Whether you’re sitting on a stack of Qantas Points, Cathay Pacific Asia Miles or any other Oneworld member's frequent flyer curreency, you’ll soon be able to use it for an upgrade to business class – or in some cases first class – on airlines across the entire Oneworld alliance.
Rival Star Alliance has long allowed members of one airline’s frequent flyer program to upgrade another airline’s flight, but to date, Oneworld hasn’t had a formal alliance-wide upgrade: relying instead on direct agreements between specific airlines that choose to allow this.
Oneworld Vice President Corporate Communications, Ghim-Lay Yeo, confirms to Executive Traveller that the alliance plans “to have the (upgrade) programme evaluated and developed by the end of 2020.”
As to its alliance-wide roll-out, “we do not yet have a definitive timeline,” adds Yeo.
Alaska Airlines joins alliance as upgrades come online
Of course, with Alaska Airlines now on-track to join Oneworld by the end of this year, introducing alliance-wide upgrades around the same time would make for an even happier end to 2020 for the alliance, after what has already been a significantly disruptive year for Oneworld's entire stable of member airlines.
The challenge for Oneworld will be getting each member airline to sign off on a harmonised alliance-wide upgrade policy, as under current arrangements, each airline sets its own rules and restrictions on upgrades, where these are available.

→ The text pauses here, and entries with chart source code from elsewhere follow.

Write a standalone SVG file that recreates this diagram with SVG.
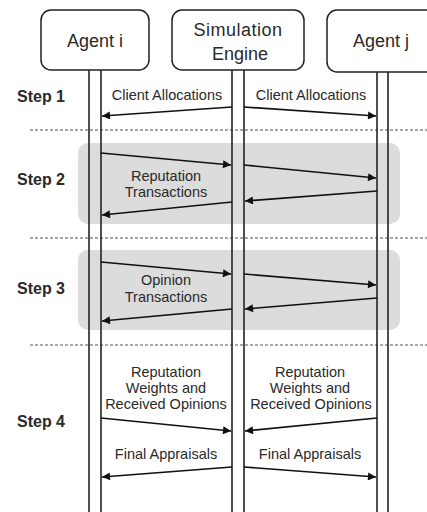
<svg xmlns="http://www.w3.org/2000/svg" width="427" height="512" viewBox="0 0 427 512">
<defs>
<marker id="ah" viewBox="0 0 10 10" refX="10" refY="5" markerWidth="9" markerHeight="8" markerUnits="userSpaceOnUse" orient="auto">
<path d="M0,0 L10,5 L0,10 z" fill="#111"/>
</marker>
<style>
.box{fill:#fff;stroke:#222;stroke-width:1.5}
.life{stroke:#222;stroke-width:1.6}
.band{fill:#dcdcdc}
.dash{stroke:#555;stroke-width:1.2;stroke-dasharray:3,2}
.arr{stroke:#111;stroke-width:1.7;fill:none;marker-end:url(#ah)}
.t{font-family:"Liberation Sans",Arial,sans-serif;fill:#2a2a2a;text-anchor:middle}
.node{font-size:18px}
.step{font-size:16px;font-weight:bold;text-anchor:start}
.lbl{font-size:14.5px}
</style>
</defs>
<rect width="427" height="512" fill="#fff"/>
<g id="bands">
<rect class="band" x="78" y="143" width="322" height="81" rx="10"/>
<rect class="band" x="78" y="250" width="322" height="80" rx="10"/>
</g>
<g id="separators">
<line class="dash" x1="30" y1="130" x2="427" y2="130"/>
<line class="dash" x1="30" y1="238" x2="427" y2="238"/>
<line class="dash" x1="30" y1="345" x2="427" y2="345"/>
</g>
<g id="agent-i">
<line class="life" x1="89" y1="70" x2="89" y2="512"/>
<line class="life" x1="101" y1="70" x2="101" y2="512"/>
<rect class="box" x="41" y="10" width="108" height="60" rx="10"/>
<text class="t node" x="95" y="47">Agent i</text>
</g>
<g id="engine">
<line class="life" x1="232" y1="70" x2="232" y2="512"/>
<line class="life" x1="244" y1="70" x2="244" y2="512"/>
<rect class="box" x="172" y="10" width="132" height="60" rx="10"/>
<text class="t node" x="238" y="36" letter-spacing="0.5">Simulation</text>
<text class="t node" x="240" y="60">Engine</text>
</g>
<g id="agent-j">
<line class="life" x1="377" y1="72" x2="377" y2="512"/>
<line class="life" x1="388" y1="72" x2="388" y2="512"/>
<rect class="box" x="327" y="10" width="110" height="62" rx="10"/>
<text class="t node" x="381" y="47">Agent j</text>
</g>
<g id="steps">
<text class="t step" x="17" y="102">Step 1</text>
<text class="t step" x="17" y="185">Step 2</text>
<text class="t step" x="17" y="294">Step 3</text>
<text class="t step" x="17" y="427">Step 4</text>
</g>
<g id="connectors">
<path class="arr" d="M232,107 L102,116"/>
<path class="arr" d="M244,107 L376,116"/>
<path class="arr" d="M101,153 L231,165"/>
<path class="arr" d="M244,165 L376,178"/>
<path class="arr" d="M377,191 L245,201"/>
<path class="arr" d="M232,202 L102,215"/>
<path class="arr" d="M101,262 L231,274"/>
<path class="arr" d="M244,274 L376,285"/>
<path class="arr" d="M377,298 L245,309"/>
<path class="arr" d="M232,309 L102,321"/>
<path class="arr" d="M101,418 L231,431"/>
<path class="arr" d="M377,418 L245,431"/>
<path class="arr" d="M232,467 L102,477"/>
<path class="arr" d="M244,467 L376,477"/>
</g>
<g id="labels">
<text class="t lbl" x="167" y="100">Client Allocations</text>
<text class="t lbl" x="311" y="100">Client Allocations</text>
<text class="t lbl" x="166" y="181">Reputation</text>
<text class="t lbl" x="166" y="197">Transactions</text>
<text class="t lbl" x="166" y="285">Opinion</text>
<text class="t lbl" x="166" y="302">Transactions</text>
<text class="t lbl" x="166" y="377">Reputation</text>
<text class="t lbl" x="166" y="393">Weights and</text>
<text class="t lbl" x="166" y="409">Received Opinions</text>
<text class="t lbl" x="310" y="377">Reputation</text>
<text class="t lbl" x="310" y="393">Weights and</text>
<text class="t lbl" x="311" y="409">Received Opinions</text>
<text class="t lbl" x="166" y="459">Final Appraisals</text>
<text class="t lbl" x="310" y="459">Final Appraisals</text>
</g>
</svg>
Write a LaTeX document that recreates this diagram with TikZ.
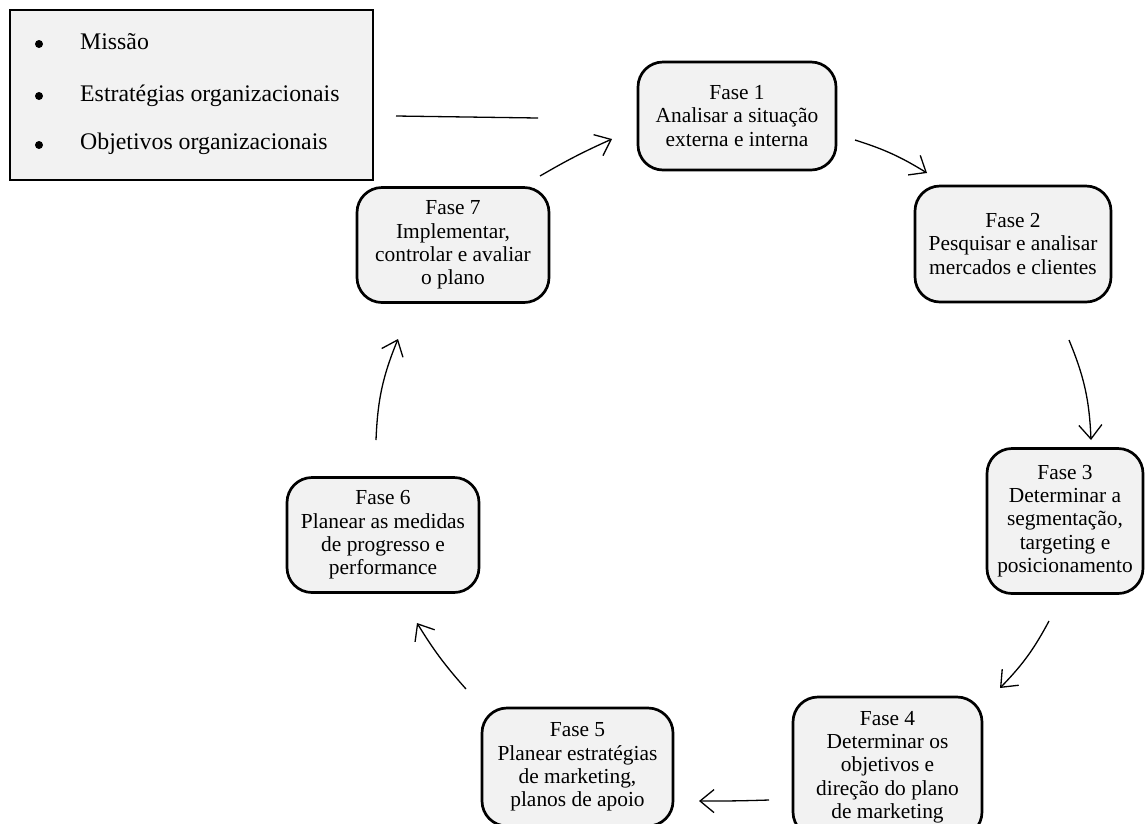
\documentclass[tikz,border=0pt]{standalone}
\usepackage{fontspec}
\setmainfont{Liberation Serif}
\usetikzlibrary{arrows.meta}
\definecolor{boxfill}{HTML}{F2F2F2}
\tikzset{
  phase/.style={draw=black, line width=2.7pt, fill=boxfill, rounded corners=25pt,
    align=center, inner sep=0pt, font=\fontsize{21.4}{23.3}\selectfont},
  flow/.style={line width=1.3pt, -{Straight Barb[length=14pt,width=23pt,line width=1.3pt]}},
  plain/.style={line width=1.3pt},
  itemtext/.style={anchor=west, inner sep=0pt, font=\fontsize{23.8}{26}\selectfont},
  bullet/.style={circle, fill=black, inner sep=0pt, minimum size=8pt}
}
\begin{document}
\begin{tikzpicture}[x=1pt,y=-1pt]
\useasboundingbox (0,0) rectangle (1145,823);
\clip (0,0) rectangle (1145,823);
\fill[white] (0,0) rectangle (1145,823);

% context box
\node[draw=black, line width=2pt, fill=boxfill, minimum width=363pt, minimum height=170pt,
  inner sep=0pt] (ctx) at (191.5,95) {};
\node[bullet] (b1) at (39,44) {};
\node[bullet] (b2) at (39,96) {};
\node[bullet] (b3) at (39,145) {};
\node[itemtext] (i1) at (80,42) {Missão};
\node[itemtext] (i2) at (80,96) {Estratégias organizacionais};
\node[itemtext] (i3) at (80,144) {Objetivos organizacionais};

% phases
\node[phase, minimum width=198pt, minimum height=108pt] (f1) at (737,116)
  {Fase 1\\Analisar a situação\\externa e interna};
\node[phase, minimum width=196pt, minimum height=116pt] (f2) at (1013,244)
  {Fase 2\\Pesquisar e analisar\\mercados e clientes};
\node[phase, minimum width=156pt, minimum height=145pt] (f3) at (1065,521)
  {Fase 3\\Determinar a\\segmentação,\\targeting e\\posicionamento};
\node[phase, minimum width=189pt, minimum height=140pt] (f4) at (887.5,767)
  {Fase 4\\Determinar os\\objetivos e\\direção do plano\\de marketing};
\node[phase, minimum width=191pt, minimum height=118pt] (f5) at (577.5,767)
  {Fase 5\\Planear estratégias\\de marketing,\\planos de apoio};
\node[phase, minimum width=192pt, minimum height=115pt] (f6) at (383,535)
  {Fase 6\\Planear as medidas\\de progresso e\\performance};
\node[phase, minimum width=192pt, minimum height=115pt] (f7) at (453,245)
  {Fase 7\\Implementar,\\controlar e avaliar\\o plano};

% connector end points
\coordinate (c0a) at (396,116);
\coordinate (c0b) at (538,118);
\coordinate (c7a) at (540,176);
\coordinate (c7b) at (612,139);
\coordinate (c1a) at (855,140);
\coordinate (c1b) at (927,173);
\coordinate (c2a) at (1069,340);
\coordinate (c2b) at (1091,440);
\coordinate (c3a) at (1049,621);
\coordinate (c3b) at (1000,688);
\coordinate (c4a) at (769,800);
\coordinate (c4b) at (699,801);
\coordinate (c5a) at (466,689);
\coordinate (c5b) at (417,623);
\coordinate (c6a) at (376,440);
\coordinate (c6b) at (398,339);

% connectors
\draw[plain] (c0a) -- (c0b);
\draw[flow] (c7a) to[bend left=3] (c7b);
\draw[flow] (c1a) to[bend left=7] (c1b);
\draw[flow] (c2a) to[bend left=10] (c2b);
\draw[flow] (c3a) to[bend left=8] (c3b);
\draw[flow] (c4a) to[bend left=1] (c4b);
\draw[flow] (c5a) to[bend left=5] (c5b);
\draw[flow] (c6a) to[bend left=10] (c6b);
\end{tikzpicture}
\end{document}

For example, Qantas Frequent Flyer members can upgrade both domestic and international Qantas flights using Qantas Points.
But while domestic upgrades can be confirmed instantly, international upgrades run on a request-only basis, and aren’t considered until closer to departure.
Other airlines, like Qatar Airways, allow international upgrades to be confirmed when requested, but apply some other restrictions.
For one, Qatar Airways doesn't 'upgrade' a traveller's lounge access when they upgrade their flight, beyond the lounge their original booking or frequent flyer status would have provided access to, if any.
Qatar Airways upgrades are also prohibited from business class to first class on Airbus A380 flights between Doha and London, when the A380 is in service.
Whether Oneworld’s airlines will all move to standardise upgrade policies for all frequent flyer members, or will operate one set of rules for their own frequent flyers and another rule for members upgrading via other frequent flyer programs, remains to be seen.
How Star Alliance’s global upgrades work
Should Oneworld mirror the alliance-wide upgrade policies in place at biggest rival, Star Alliance, travellers may find the upgrade process highly restrictive, being useful only for a very small percentage of flyers, and out-of-reach for most travellers.
For passengers stuck in economy, for example, most Star Alliance airlines only permit upgrades via other frequent flyer programs for travellers booked onto the highest-priced economy tickets.
Such tickets are often close to business class fares – and can even be more expensive than entry-level premium economy airfares – which significantly limits those who can upgrade.
For travellers booking business class and seeking a first class bump-up, the system has more utility: but some Star Alliance airlines have an outright ban on first class points upgrades from other airline programs.
Singapore Airlines, for instance, does not permit upgrades from business class to its Boeing 777-300ER first class or Airbus A380 Suites Class cabins, for those using points or miles from most other Star Alliance programs.
Even where upgrades are permitted, time restrictions often apply, with some Star Alliance frequent flyer programs denying alliance upgrades requested less than seven days before departure, again ruling out many business travellers who travel at short notice.
While it’s hoped that Oneworld’s upcoming upgrade policy will have fewer restrictions than seen at Star Alliance, the devil will ultimately be in the detail.